◆ What you will do
Pull out every line below that holds the word "draw".

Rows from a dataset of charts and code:
########################################
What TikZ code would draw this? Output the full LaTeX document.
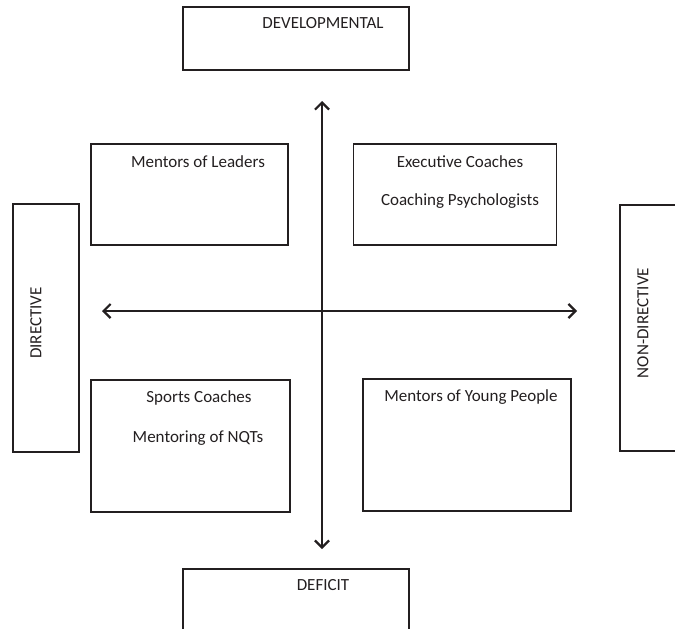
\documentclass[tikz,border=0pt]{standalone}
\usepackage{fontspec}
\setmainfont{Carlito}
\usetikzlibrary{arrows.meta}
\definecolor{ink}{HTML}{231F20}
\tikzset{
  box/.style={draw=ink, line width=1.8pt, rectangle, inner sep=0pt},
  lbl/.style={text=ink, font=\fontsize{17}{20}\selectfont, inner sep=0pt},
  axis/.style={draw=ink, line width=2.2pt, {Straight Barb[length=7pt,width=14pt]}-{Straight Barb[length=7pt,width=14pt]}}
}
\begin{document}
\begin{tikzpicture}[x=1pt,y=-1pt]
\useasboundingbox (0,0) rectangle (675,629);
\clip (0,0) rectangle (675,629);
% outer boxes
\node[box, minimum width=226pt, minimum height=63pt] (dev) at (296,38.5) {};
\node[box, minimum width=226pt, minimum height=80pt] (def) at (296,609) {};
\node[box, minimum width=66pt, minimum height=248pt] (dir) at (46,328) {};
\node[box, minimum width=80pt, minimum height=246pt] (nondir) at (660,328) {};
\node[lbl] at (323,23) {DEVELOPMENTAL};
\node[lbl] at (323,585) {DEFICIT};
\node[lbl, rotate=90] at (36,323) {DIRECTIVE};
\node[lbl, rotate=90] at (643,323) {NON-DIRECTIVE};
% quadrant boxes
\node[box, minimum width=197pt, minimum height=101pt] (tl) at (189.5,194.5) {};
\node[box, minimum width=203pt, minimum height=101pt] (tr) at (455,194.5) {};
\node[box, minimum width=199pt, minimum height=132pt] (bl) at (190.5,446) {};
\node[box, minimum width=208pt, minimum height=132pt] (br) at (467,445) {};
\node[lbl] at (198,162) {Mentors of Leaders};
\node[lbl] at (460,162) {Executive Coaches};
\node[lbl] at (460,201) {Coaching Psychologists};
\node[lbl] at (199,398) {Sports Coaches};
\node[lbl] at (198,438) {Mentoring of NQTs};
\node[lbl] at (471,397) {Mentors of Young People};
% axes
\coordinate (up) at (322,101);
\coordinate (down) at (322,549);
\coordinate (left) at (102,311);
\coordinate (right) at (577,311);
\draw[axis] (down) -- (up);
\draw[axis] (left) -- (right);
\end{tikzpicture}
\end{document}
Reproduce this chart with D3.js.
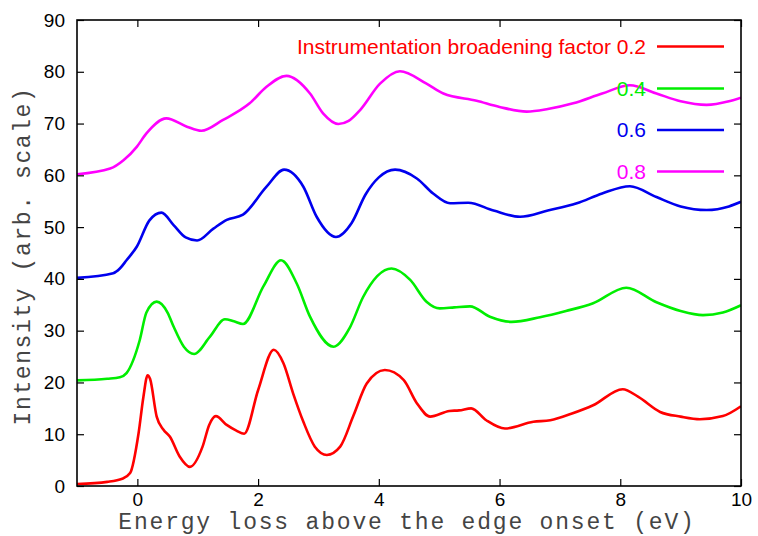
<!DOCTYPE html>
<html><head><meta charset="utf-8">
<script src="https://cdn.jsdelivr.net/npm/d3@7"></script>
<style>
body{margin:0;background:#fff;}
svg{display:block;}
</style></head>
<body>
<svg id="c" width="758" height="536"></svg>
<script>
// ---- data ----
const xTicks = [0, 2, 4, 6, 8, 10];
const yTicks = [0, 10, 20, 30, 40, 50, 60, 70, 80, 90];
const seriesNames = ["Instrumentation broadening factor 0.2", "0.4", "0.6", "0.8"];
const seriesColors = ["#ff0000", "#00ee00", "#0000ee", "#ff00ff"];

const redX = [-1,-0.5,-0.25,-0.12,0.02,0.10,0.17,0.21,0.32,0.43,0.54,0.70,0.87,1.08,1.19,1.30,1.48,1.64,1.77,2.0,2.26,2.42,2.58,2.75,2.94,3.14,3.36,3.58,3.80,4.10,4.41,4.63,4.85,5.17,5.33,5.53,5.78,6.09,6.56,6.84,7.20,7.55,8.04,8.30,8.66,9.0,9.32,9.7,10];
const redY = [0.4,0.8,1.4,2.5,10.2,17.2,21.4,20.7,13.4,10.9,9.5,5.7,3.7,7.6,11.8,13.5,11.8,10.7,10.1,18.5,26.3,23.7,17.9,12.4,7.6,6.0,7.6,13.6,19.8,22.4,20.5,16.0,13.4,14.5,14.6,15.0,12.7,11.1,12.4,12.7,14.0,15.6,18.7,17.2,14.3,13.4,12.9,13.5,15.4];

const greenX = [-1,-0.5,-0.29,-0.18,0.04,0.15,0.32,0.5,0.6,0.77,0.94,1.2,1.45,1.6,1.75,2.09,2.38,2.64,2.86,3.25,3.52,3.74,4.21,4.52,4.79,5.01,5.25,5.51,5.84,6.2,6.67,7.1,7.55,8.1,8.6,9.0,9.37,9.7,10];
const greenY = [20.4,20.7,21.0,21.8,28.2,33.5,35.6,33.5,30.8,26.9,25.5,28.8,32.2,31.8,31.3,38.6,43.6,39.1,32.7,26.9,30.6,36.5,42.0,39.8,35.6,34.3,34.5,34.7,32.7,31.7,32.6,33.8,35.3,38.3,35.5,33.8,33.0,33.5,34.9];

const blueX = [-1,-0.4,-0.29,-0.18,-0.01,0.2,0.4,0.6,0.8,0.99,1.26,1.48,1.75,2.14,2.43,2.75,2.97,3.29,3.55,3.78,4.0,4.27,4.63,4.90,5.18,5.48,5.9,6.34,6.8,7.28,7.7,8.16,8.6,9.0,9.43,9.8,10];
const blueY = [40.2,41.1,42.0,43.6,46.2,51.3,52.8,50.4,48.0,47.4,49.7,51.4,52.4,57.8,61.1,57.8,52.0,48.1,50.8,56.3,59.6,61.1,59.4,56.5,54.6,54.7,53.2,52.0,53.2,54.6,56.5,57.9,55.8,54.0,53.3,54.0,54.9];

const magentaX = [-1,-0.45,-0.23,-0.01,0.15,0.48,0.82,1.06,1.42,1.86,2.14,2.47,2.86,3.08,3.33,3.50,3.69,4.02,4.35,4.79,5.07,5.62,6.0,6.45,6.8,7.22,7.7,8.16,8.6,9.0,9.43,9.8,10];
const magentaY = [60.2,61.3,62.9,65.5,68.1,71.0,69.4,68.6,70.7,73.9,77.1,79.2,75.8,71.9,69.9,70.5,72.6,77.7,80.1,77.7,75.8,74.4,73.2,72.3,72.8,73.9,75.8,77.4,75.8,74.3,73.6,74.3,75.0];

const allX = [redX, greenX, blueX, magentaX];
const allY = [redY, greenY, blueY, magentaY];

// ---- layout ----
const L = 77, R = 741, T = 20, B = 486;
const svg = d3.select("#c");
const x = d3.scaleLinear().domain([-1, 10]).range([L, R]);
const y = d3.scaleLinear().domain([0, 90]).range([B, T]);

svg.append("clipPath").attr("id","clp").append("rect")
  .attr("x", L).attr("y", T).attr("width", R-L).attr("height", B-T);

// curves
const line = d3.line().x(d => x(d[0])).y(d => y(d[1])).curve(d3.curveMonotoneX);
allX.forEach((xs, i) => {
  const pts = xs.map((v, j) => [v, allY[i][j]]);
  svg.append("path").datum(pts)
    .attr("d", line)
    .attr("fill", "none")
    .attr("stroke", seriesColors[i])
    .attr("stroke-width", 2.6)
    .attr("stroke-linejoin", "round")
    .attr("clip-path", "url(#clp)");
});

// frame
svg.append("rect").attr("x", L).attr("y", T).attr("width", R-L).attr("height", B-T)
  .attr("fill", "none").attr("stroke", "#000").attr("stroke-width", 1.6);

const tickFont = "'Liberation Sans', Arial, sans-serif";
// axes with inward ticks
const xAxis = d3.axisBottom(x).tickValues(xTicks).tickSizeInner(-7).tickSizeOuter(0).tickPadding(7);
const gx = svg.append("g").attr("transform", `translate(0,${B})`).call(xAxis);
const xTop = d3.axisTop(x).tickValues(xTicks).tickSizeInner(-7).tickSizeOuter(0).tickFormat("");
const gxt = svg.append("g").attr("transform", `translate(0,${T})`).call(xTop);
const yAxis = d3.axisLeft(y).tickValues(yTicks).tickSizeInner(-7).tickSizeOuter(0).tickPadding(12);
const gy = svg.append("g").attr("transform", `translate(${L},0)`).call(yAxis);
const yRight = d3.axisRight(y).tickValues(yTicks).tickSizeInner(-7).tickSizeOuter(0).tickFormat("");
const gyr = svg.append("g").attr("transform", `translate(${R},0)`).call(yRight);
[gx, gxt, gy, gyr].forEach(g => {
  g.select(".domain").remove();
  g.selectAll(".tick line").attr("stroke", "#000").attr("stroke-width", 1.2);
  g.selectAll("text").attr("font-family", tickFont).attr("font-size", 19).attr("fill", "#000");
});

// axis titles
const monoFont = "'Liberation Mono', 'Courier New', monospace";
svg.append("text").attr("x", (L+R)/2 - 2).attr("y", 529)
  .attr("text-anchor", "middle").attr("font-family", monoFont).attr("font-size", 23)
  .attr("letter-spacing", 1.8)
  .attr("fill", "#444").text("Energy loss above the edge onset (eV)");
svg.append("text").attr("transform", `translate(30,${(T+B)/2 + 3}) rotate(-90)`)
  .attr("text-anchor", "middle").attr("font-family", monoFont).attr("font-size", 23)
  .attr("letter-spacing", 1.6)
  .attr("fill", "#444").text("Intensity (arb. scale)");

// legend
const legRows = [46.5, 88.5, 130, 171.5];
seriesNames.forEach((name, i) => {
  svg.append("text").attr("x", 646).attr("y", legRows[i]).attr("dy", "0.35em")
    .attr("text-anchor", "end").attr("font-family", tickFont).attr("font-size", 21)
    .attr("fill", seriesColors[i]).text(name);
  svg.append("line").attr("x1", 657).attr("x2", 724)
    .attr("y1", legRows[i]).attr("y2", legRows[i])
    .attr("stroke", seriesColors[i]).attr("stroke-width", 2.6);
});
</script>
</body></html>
########################################
◆ Answer for this exercise
What TikZ code would draw this? Output the full LaTeX document.
  box/.style={draw=ink, line width=1.8pt, rectangle, inner sep=0pt},
  axis/.style={draw=ink, line width=2.2pt, {Straight Barb[length=7pt,width=14pt]}-{Straight Barb[length=7pt,width=14pt]}}
\draw[axis] (down) -- (up);
\draw[axis] (left) -- (right);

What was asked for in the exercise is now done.